# 2x2 matrices - reflection & inverse

• Oct 17th 2012, 03:32 AM
froodles01
2x2 matrices - reflection & inverse
Hi
Problem is;
f is reflection in the y-axis and
g is the linear transformation represented by the matrix

2 3
1 1

Find the matrices representing the following linear transformations
i) f
ii) gof
iii) g^-1

now iii) is fine & ii) would be OK if I knew i)

Now, rule for a refletion has the form;
qθ: R2 --> R2
x--> qθ x

where qθ = cos(2θ) sin(2θ)
. . . . . . . sin(2θ) -cos(2θ)

So please, how do I get f from his rule.
• Oct 17th 2012, 04:27 AM
Deveno
Re: 2x2 matrices - reflection & inverse
the reflection through the y-axis, preserves the y-axis, right? this means that the matrix for f sends (0,1) to (0,1) (since (0,1) lies on the y-axis). so all we need to know is what f does to (1,0), and we're done (almost).

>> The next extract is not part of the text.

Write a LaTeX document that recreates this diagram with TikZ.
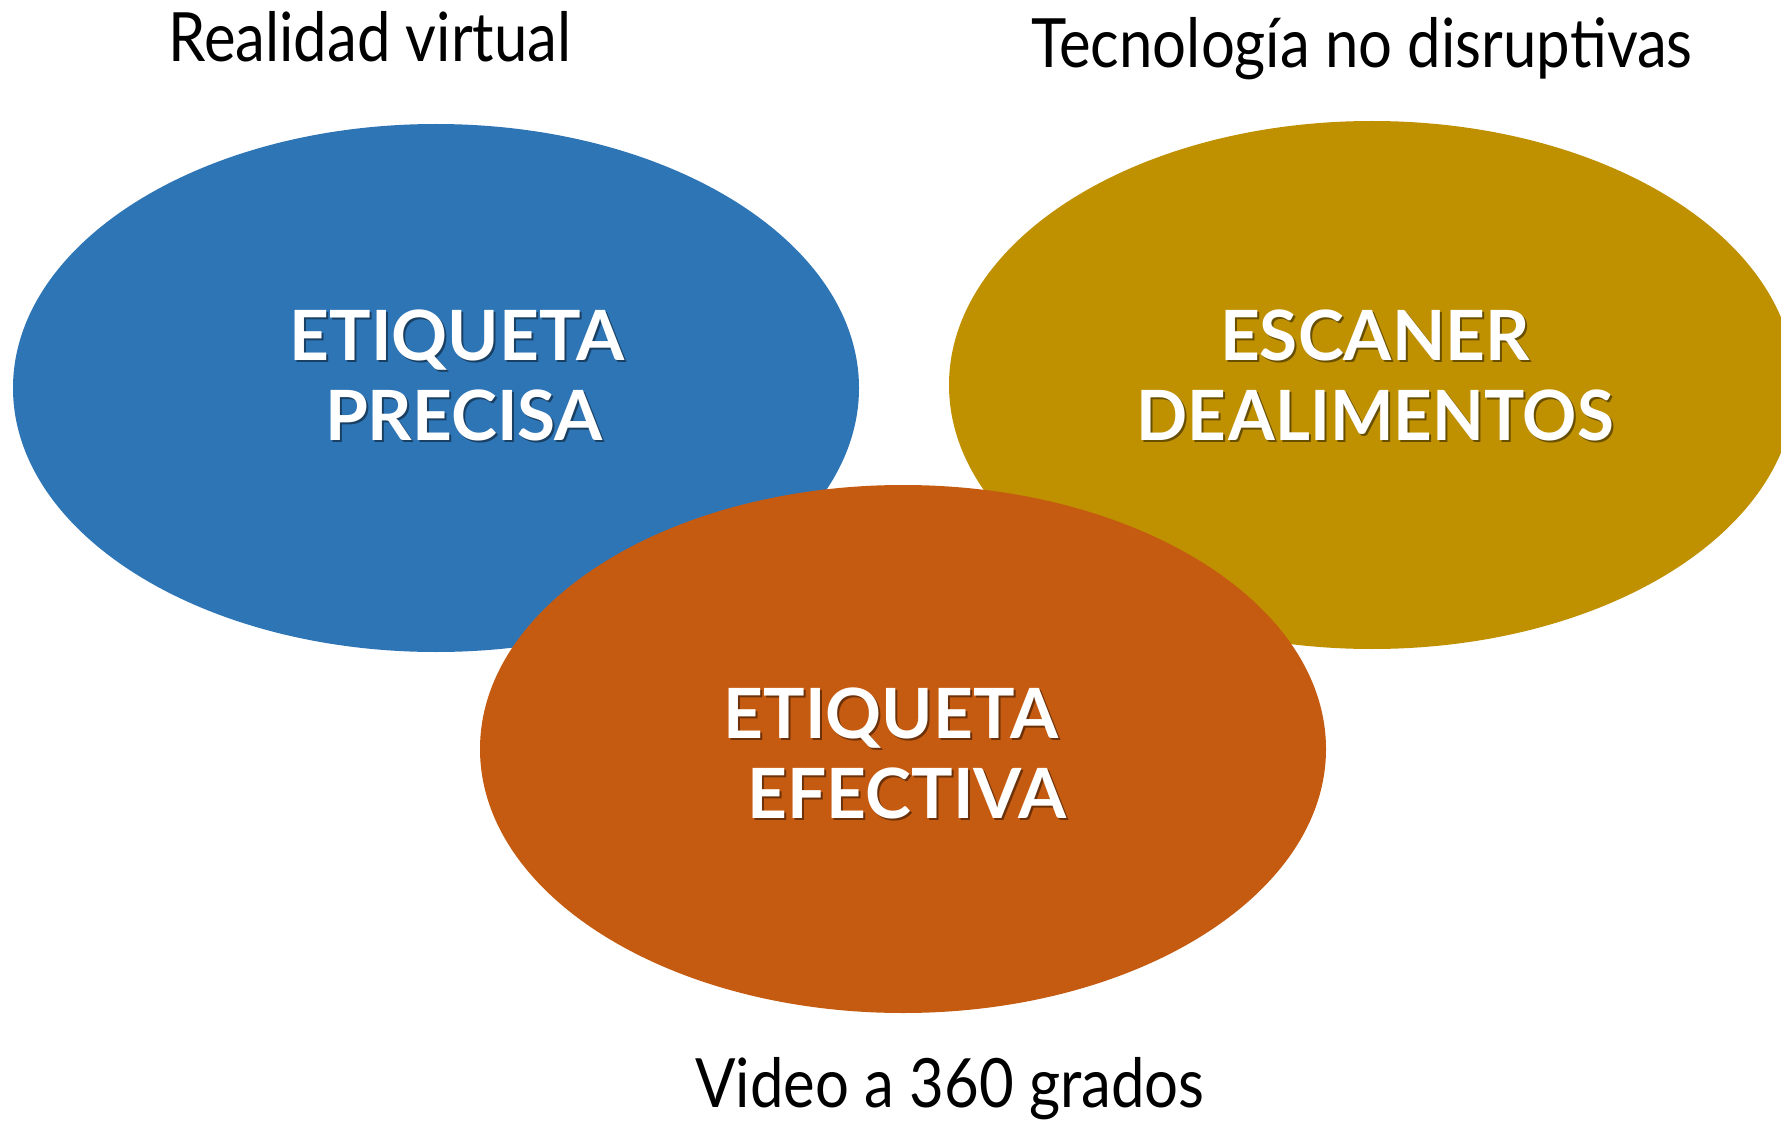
\documentclass[tikz,border=0pt]{standalone}
\usepackage{fontspec}
\setmainfont{Lato}
\usetikzlibrary{shapes.geometric}
\definecolor{cblue}{HTML}{2E75B6}
\definecolor{cgold}{HTML}{BF9000}
\definecolor{corange}{HTML}{C55A11}
\tikzset{
  blob/.style={ellipse, minimum width=634.5pt, minimum height=396pt, inner sep=0pt, draw=none},
  title/.style={anchor=base, inner sep=0pt, font=\fontsize{51}{60}\selectfont, text=black},
  lbl/.style={anchor=base, inner sep=0pt, font=\fontsize{52}{60}\selectfont\bfseries, text=white},
  lblshadow/.style={anchor=base, inner sep=0pt, font=\fontsize{52}{60}\selectfont\bfseries, text=black, opacity=0.45},
}
\newcommand{\alimtext}{\scalebox{0.97}[1]{DE\kern2pt ALIMENTOS}}
\begin{document}
\begin{tikzpicture}[x=0.75pt,y=-0.75pt]
\useasboundingbox (0,0) rectangle (1781,1123);
\clip (0,0) rectangle (1781,1123);
\node[blob, fill=cblue] (blue) at (436,388) {};
\node[blob, fill=cgold] (gold) at (1372,385) {};
\node[blob, fill=corange] (orange) at (903,749) {};

\node[title] (t1) at (370,62) {\scalebox{0.88}[1]{Realidad virtual}};
\node[title] (t2) at (1362,68) {\scalebox{0.88}[1]{Tecnología no disruptivas}};
\node[title] (t3) at (950,1107) {\scalebox{0.88}[1]{Video a 360 grados}};

\node[lblshadow] (b1s) at (459,362) {ETIQUETA};
\node[lbl] (b1) at (457,360) {ETIQUETA};
\node[lblshadow] (b2s) at (466,442) {PRECISA};
\node[lbl] (b2) at (464,440) {PRECISA};

\node[lblshadow] (g1s) at (1377,362) {ESCANER};
\node[lbl] (g1) at (1375,360) {ESCANER};
\node[lblshadow] (g2s) at (1377,442) {\alimtext};
\node[lbl] (g2) at (1375,440) {\alimtext};

\node[lblshadow] (o1s) at (893,740) {ETIQUETA};
\node[lbl] (o1) at (891,738) {ETIQUETA};
\node[lblshadow] (o2s) at (909,820) {EFECTIVA};
\node[lbl] (o2) at (907,818) {EFECTIVA};
\end{tikzpicture}
\end{document}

but clearly, f sends (1,0) to it's "reflection", (1,0) in the "opposite direction", which is -(1,0) = (-1,0).

so let's say the matrix for f is:

$\begin{bmatrix}a&b\\c&d \end{bmatrix}$.

then:

$\begin{bmatrix}a&b\\c&d \end{bmatrix} \begin{bmatrix}1\\0 \end{bmatrix} = \begin{bmatrix}-1\\0 \end{bmatrix}$

and actually doing the matrix multiplication on the LHS gives us a = -1, c= 0.

similarly, we see that:

$\begin{bmatrix}a&b\\c&d \end{bmatrix} \begin{bmatrix}0\\1 \end{bmatrix} = \begin{bmatrix}0\\1 \end{bmatrix}$

so b = 0, d = 1.

thus the matrix for f is:

$\begin{bmatrix}-1&0\\0&1 \end{bmatrix}$

which clearly sends the point (x,y) to (-x,y).

how does this relate to your qθ rule? note that the angle the y-axis forms with the x-axis is θ = π/2, so:

cos(2θ) = cos(π) = -1
sin(2θ) = sin(π) = 0

so we get the same matrix as above.